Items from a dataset
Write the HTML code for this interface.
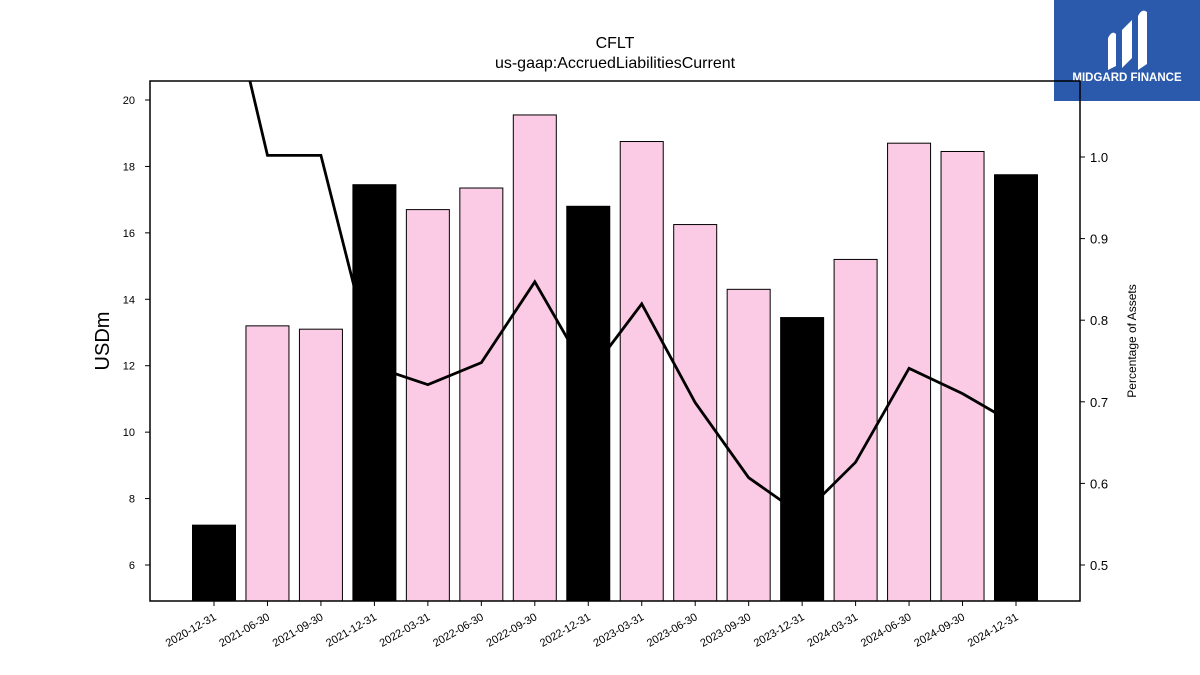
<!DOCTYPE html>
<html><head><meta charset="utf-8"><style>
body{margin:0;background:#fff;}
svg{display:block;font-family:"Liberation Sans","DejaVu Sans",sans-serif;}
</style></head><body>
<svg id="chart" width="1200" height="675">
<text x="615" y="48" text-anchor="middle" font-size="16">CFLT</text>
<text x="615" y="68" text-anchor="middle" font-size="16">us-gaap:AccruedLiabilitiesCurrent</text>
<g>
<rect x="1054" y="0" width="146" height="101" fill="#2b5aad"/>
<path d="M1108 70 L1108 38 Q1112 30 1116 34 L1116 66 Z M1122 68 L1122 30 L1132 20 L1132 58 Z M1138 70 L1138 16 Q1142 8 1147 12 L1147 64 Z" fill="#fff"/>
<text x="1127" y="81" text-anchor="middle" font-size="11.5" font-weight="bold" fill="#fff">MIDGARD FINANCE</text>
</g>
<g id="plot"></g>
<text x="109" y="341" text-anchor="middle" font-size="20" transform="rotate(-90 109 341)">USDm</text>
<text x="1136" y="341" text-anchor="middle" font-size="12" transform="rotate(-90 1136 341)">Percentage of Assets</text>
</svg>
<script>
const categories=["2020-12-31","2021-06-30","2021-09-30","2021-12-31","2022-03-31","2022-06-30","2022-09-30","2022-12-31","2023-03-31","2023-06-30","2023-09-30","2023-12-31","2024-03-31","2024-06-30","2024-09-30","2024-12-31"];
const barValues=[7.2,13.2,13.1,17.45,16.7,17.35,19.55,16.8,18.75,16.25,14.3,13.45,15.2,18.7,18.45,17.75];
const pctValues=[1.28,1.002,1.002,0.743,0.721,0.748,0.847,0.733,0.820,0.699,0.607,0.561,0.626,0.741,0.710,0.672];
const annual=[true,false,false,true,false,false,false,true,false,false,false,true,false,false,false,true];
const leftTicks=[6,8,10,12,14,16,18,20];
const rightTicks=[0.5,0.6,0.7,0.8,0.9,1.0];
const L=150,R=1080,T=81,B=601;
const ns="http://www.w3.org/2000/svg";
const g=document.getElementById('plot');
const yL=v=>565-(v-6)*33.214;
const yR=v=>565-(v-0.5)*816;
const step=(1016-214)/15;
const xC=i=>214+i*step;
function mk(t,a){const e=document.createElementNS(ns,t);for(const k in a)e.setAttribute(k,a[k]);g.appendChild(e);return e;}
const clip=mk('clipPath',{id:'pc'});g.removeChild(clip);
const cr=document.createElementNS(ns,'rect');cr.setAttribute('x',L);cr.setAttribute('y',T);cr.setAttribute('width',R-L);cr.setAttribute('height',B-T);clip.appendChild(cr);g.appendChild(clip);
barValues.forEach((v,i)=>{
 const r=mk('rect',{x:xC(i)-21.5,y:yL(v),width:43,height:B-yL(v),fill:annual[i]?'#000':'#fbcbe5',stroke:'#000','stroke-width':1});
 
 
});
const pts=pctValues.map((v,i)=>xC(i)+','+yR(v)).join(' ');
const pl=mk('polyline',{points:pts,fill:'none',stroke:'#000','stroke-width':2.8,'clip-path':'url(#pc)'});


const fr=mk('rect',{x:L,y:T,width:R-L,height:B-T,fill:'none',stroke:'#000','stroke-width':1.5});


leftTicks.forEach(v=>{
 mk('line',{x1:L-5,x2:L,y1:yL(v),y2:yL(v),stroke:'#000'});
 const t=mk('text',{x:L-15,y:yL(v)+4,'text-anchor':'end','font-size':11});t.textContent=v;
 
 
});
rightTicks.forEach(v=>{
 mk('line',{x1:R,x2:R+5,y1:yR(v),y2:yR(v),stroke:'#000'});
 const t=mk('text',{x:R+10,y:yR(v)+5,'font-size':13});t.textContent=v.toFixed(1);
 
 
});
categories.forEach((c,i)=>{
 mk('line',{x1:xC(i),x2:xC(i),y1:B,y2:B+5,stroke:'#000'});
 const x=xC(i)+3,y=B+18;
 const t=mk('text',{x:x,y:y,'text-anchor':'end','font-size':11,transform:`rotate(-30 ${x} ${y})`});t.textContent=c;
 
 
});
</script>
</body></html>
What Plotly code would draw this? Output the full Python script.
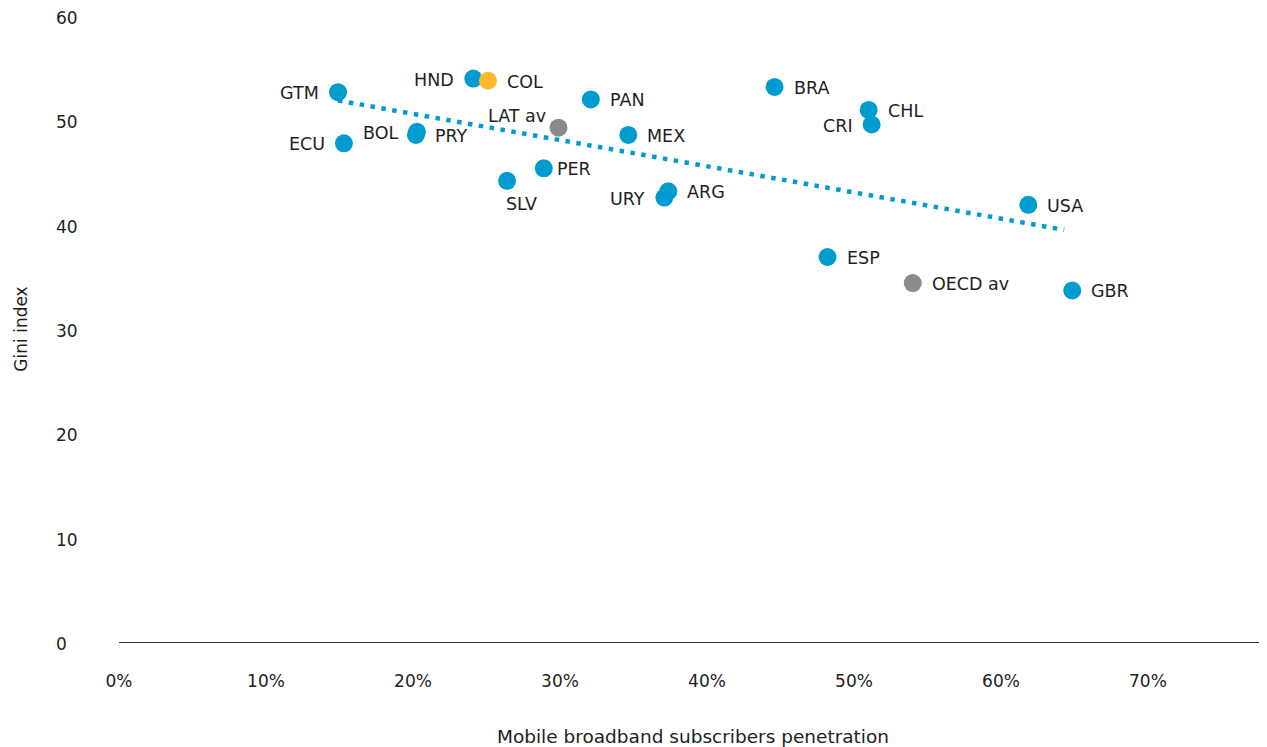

[DIRECTIONS FOR THIS TASK]
Reproduce the listing exactly. Leave its pictures out.

[TASK OUTPUT]
Write the HTML code for this interface.
<!DOCTYPE html>
<html><head><meta charset="utf-8"><style>
body{margin:0;background:#fff;}
svg{display:block;font-family:"Liberation Sans","DejaVu Sans",sans-serif;}
</style></head><body>
<svg id="chart" width="1200" height="675">
<text x="615" y="48" text-anchor="middle" font-size="16">CFLT</text>
<text x="615" y="68" text-anchor="middle" font-size="16">us-gaap:AccruedLiabilitiesCurrent</text>
<g>
<rect x="1054" y="0" width="146" height="101" fill="#2b5aad"/>
<path d="M1108 70 L1108 38 Q1112 30 1116 34 L1116 66 Z M1122 68 L1122 30 L1132 20 L1132 58 Z M1138 70 L1138 16 Q1142 8 1147 12 L1147 64 Z" fill="#fff"/>
<text x="1127" y="81" text-anchor="middle" font-size="11.5" font-weight="bold" fill="#fff">MIDGARD FINANCE</text>
</g>
<g id="plot"></g>
<text x="109" y="341" text-anchor="middle" font-size="20" transform="rotate(-90 109 341)">USDm</text>
<text x="1136" y="341" text-anchor="middle" font-size="12" transform="rotate(-90 1136 341)">Percentage of Assets</text>
</svg>
<script>
const categories=["2020-12-31","2021-06-30","2021-09-30","2021-12-31","2022-03-31","2022-06-30","2022-09-30","2022-12-31","2023-03-31","2023-06-30","2023-09-30","2023-12-31","2024-03-31","2024-06-30","2024-09-30","2024-12-31"];
const barValues=[7.2,13.2,13.1,17.45,16.7,17.35,19.55,16.8,18.75,16.25,14.3,13.45,15.2,18.7,18.45,17.75];
const pctValues=[1.28,1.002,1.002,0.743,0.721,0.748,0.847,0.733,0.820,0.699,0.607,0.561,0.626,0.741,0.710,0.672];
const annual=[true,false,false,true,false,false,false,true,false,false,false,true,false,false,false,true];
const leftTicks=[6,8,10,12,14,16,18,20];
const rightTicks=[0.5,0.6,0.7,0.8,0.9,1.0];
const L=150,R=1080,T=81,B=601;
const ns="http://www.w3.org/2000/svg";
const g=document.getElementById('plot');
const yL=v=>565-(v-6)*33.214;
const yR=v=>565-(v-0.5)*816;
const step=(1016-214)/15;
const xC=i=>214+i*step;
function mk(t,a){const e=document.createElementNS(ns,t);for(const k in a)e.setAttribute(k,a[k]);g.appendChild(e);return e;}
const clip=mk('clipPath',{id:'pc'});g.removeChild(clip);
const cr=document.createElementNS(ns,'rect');cr.setAttribute('x',L);cr.setAttribute('y',T);cr.setAttribute('width',R-L);cr.setAttribute('height',B-T);clip.appendChild(cr);g.appendChild(clip);
barValues.forEach((v,i)=>{
 const r=mk('rect',{x:xC(i)-21.5,y:yL(v),width:43,height:B-yL(v),fill:annual[i]?'#000':'#fbcbe5',stroke:'#000','stroke-width':1});
 
 
});
const pts=pctValues.map((v,i)=>xC(i)+','+yR(v)).join(' ');
const pl=mk('polyline',{points:pts,fill:'none',stroke:'#000','stroke-width':2.8,'clip-path':'url(#pc)'});


const fr=mk('rect',{x:L,y:T,width:R-L,height:B-T,fill:'none',stroke:'#000','stroke-width':1.5});


leftTicks.forEach(v=>{
 mk('line',{x1:L-5,x2:L,y1:yL(v),y2:yL(v),stroke:'#000'});
 const t=mk('text',{x:L-15,y:yL(v)+4,'text-anchor':'end','font-size':11});t.textContent=v;
 
 
});
rightTicks.forEach(v=>{
 mk('line',{x1:R,x2:R+5,y1:yR(v),y2:yR(v),stroke:'#000'});
 const t=mk('text',{x:R+10,y:yR(v)+5,'font-size':13});t.textContent=v.toFixed(1);
 
 
});
categories.forEach((c,i)=>{
 mk('line',{x1:xC(i),x2:xC(i),y1:B,y2:B+5,stroke:'#000'});
 const x=xC(i)+3,y=B+18;
 const t=mk('text',{x:x,y:y,'text-anchor':'end','font-size':11,transform:`rotate(-30 ${x} ${y})`});t.textContent=c;
 
 
});
</script>
</body></html>
What Plotly code would draw this? Output the full Python script.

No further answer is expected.